The next day I will remove the fish from the brine, rinse and put ‘em on the smoker. I like cherry wood for producing my smoke, but do not think it makes a whole lot of difference; whatever your favorite is will work. Smoking is “cooking” at low heat and it can take some time and patience to smoke large items like a whole turkey. However, it takes no time at all to smoke a trout or two. How long? Again don’t ask me because I don’t know, I have not stood around with a stop-watch to see how long. All I know is this–when the fish are done they will be smoked, you can tell that they have the smoke “glaze”; the skin will peel back easily, and the flesh will flake right off of the bones. When you see that, they are done, time to eat! I like to flake the meat off and eat it on crackers.

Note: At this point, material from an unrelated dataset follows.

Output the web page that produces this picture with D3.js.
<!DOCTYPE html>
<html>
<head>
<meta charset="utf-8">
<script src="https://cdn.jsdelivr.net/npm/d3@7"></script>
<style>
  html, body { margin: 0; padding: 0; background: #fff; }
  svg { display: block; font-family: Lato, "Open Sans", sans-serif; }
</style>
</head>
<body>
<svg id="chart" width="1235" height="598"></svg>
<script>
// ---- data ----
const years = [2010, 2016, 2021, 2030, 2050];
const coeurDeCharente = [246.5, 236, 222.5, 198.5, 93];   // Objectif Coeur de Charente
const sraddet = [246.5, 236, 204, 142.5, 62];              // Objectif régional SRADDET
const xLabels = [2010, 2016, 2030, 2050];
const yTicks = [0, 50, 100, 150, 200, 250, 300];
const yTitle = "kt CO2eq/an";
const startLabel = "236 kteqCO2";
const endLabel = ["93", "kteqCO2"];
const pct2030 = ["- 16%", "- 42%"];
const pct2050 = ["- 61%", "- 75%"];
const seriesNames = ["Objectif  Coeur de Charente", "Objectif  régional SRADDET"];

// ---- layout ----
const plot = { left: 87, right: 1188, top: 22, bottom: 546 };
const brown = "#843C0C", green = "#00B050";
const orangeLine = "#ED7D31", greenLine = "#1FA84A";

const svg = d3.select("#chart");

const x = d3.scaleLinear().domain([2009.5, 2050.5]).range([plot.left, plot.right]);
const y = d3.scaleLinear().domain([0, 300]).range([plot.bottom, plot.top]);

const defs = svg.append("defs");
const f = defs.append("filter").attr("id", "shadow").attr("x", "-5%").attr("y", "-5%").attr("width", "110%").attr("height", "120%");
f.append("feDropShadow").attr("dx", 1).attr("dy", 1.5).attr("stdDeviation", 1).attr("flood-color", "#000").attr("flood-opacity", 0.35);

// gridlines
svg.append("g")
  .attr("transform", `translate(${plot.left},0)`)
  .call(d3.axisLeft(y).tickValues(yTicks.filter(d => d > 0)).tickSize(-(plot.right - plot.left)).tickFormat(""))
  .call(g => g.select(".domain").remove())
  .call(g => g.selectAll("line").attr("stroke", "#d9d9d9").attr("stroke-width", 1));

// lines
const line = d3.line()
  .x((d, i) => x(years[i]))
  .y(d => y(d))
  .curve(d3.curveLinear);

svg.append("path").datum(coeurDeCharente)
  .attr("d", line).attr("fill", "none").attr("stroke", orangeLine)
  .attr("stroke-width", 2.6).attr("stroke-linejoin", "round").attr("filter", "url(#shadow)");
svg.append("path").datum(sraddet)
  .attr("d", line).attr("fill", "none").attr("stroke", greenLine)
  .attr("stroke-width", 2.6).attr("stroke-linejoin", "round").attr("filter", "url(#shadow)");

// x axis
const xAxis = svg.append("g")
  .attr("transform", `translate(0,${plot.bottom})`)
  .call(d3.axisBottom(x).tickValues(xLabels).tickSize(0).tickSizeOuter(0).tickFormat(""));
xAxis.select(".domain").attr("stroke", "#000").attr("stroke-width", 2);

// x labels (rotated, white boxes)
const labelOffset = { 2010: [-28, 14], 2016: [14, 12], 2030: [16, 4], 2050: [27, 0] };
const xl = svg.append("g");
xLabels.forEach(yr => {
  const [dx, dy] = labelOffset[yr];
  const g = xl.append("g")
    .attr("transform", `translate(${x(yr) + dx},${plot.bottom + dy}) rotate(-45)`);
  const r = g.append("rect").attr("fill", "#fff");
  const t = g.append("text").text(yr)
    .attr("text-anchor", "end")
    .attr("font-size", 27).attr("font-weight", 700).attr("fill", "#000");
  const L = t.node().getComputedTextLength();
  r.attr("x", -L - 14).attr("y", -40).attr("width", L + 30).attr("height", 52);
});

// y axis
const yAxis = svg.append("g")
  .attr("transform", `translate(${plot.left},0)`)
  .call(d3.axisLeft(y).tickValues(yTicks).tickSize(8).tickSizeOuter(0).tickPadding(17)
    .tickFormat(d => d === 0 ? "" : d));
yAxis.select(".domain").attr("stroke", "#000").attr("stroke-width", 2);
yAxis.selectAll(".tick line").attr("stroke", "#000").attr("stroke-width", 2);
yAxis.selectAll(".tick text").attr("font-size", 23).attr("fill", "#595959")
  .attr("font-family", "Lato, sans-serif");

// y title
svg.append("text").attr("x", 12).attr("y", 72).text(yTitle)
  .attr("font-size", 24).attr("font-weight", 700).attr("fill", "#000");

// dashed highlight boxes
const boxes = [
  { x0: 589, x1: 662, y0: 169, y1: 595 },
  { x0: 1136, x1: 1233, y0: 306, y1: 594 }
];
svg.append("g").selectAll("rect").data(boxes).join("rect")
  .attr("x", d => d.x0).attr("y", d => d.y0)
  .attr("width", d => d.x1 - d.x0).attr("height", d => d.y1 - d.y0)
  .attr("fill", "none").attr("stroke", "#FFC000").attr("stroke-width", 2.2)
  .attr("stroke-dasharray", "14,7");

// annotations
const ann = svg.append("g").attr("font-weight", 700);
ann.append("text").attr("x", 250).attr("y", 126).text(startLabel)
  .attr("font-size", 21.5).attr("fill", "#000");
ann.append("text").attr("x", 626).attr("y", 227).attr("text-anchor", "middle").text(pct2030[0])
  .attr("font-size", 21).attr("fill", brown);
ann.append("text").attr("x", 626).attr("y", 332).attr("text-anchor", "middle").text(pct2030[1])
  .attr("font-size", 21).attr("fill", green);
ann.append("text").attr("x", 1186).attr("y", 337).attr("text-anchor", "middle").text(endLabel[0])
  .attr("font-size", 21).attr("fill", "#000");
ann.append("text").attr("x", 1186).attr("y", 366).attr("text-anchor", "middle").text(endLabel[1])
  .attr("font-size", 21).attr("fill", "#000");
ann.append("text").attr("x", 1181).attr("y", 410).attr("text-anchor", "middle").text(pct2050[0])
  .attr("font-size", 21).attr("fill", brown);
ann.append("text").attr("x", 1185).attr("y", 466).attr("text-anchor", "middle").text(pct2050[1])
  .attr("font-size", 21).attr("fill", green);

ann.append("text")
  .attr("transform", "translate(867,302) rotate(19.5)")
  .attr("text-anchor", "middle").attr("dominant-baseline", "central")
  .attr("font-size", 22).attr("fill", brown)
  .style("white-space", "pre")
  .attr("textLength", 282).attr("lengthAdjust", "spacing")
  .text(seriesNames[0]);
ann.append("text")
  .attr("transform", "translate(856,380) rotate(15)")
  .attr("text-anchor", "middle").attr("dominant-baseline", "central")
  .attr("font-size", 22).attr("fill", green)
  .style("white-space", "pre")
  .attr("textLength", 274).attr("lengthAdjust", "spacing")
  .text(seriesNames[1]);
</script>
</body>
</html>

If I smoke an extra trout or two, once they are done they can be stored in the fridge or even in the freezer for a few days up until a few weeks. If you do not slap a smoked trout down on the table with your Thanksgiving turkey, they make a great snack item during one of those football marathons we will partake in over the next few weeks.
By the time you are reading this it may be too late to observe another original Thanksgiving tradition by catching, smoking and serving a trout or two on the table beside the turkey or other “fowl”. But, it is never too late to go fishing! If you are like me, after sitting around watching football games and talking to family for most of the day, I just feel like I need to get out and get some fresh air. I can think of no better excuse than grabbing some of the kids, bait and tackle, and heading out to catch a trout or three. When you do that, I even have a bad joke for you to tell the kids–You know what is the hardest part about smoking a trout? Getting them lit!
Happy Thanksgiving everybody, we do have A LOT to be thankful for!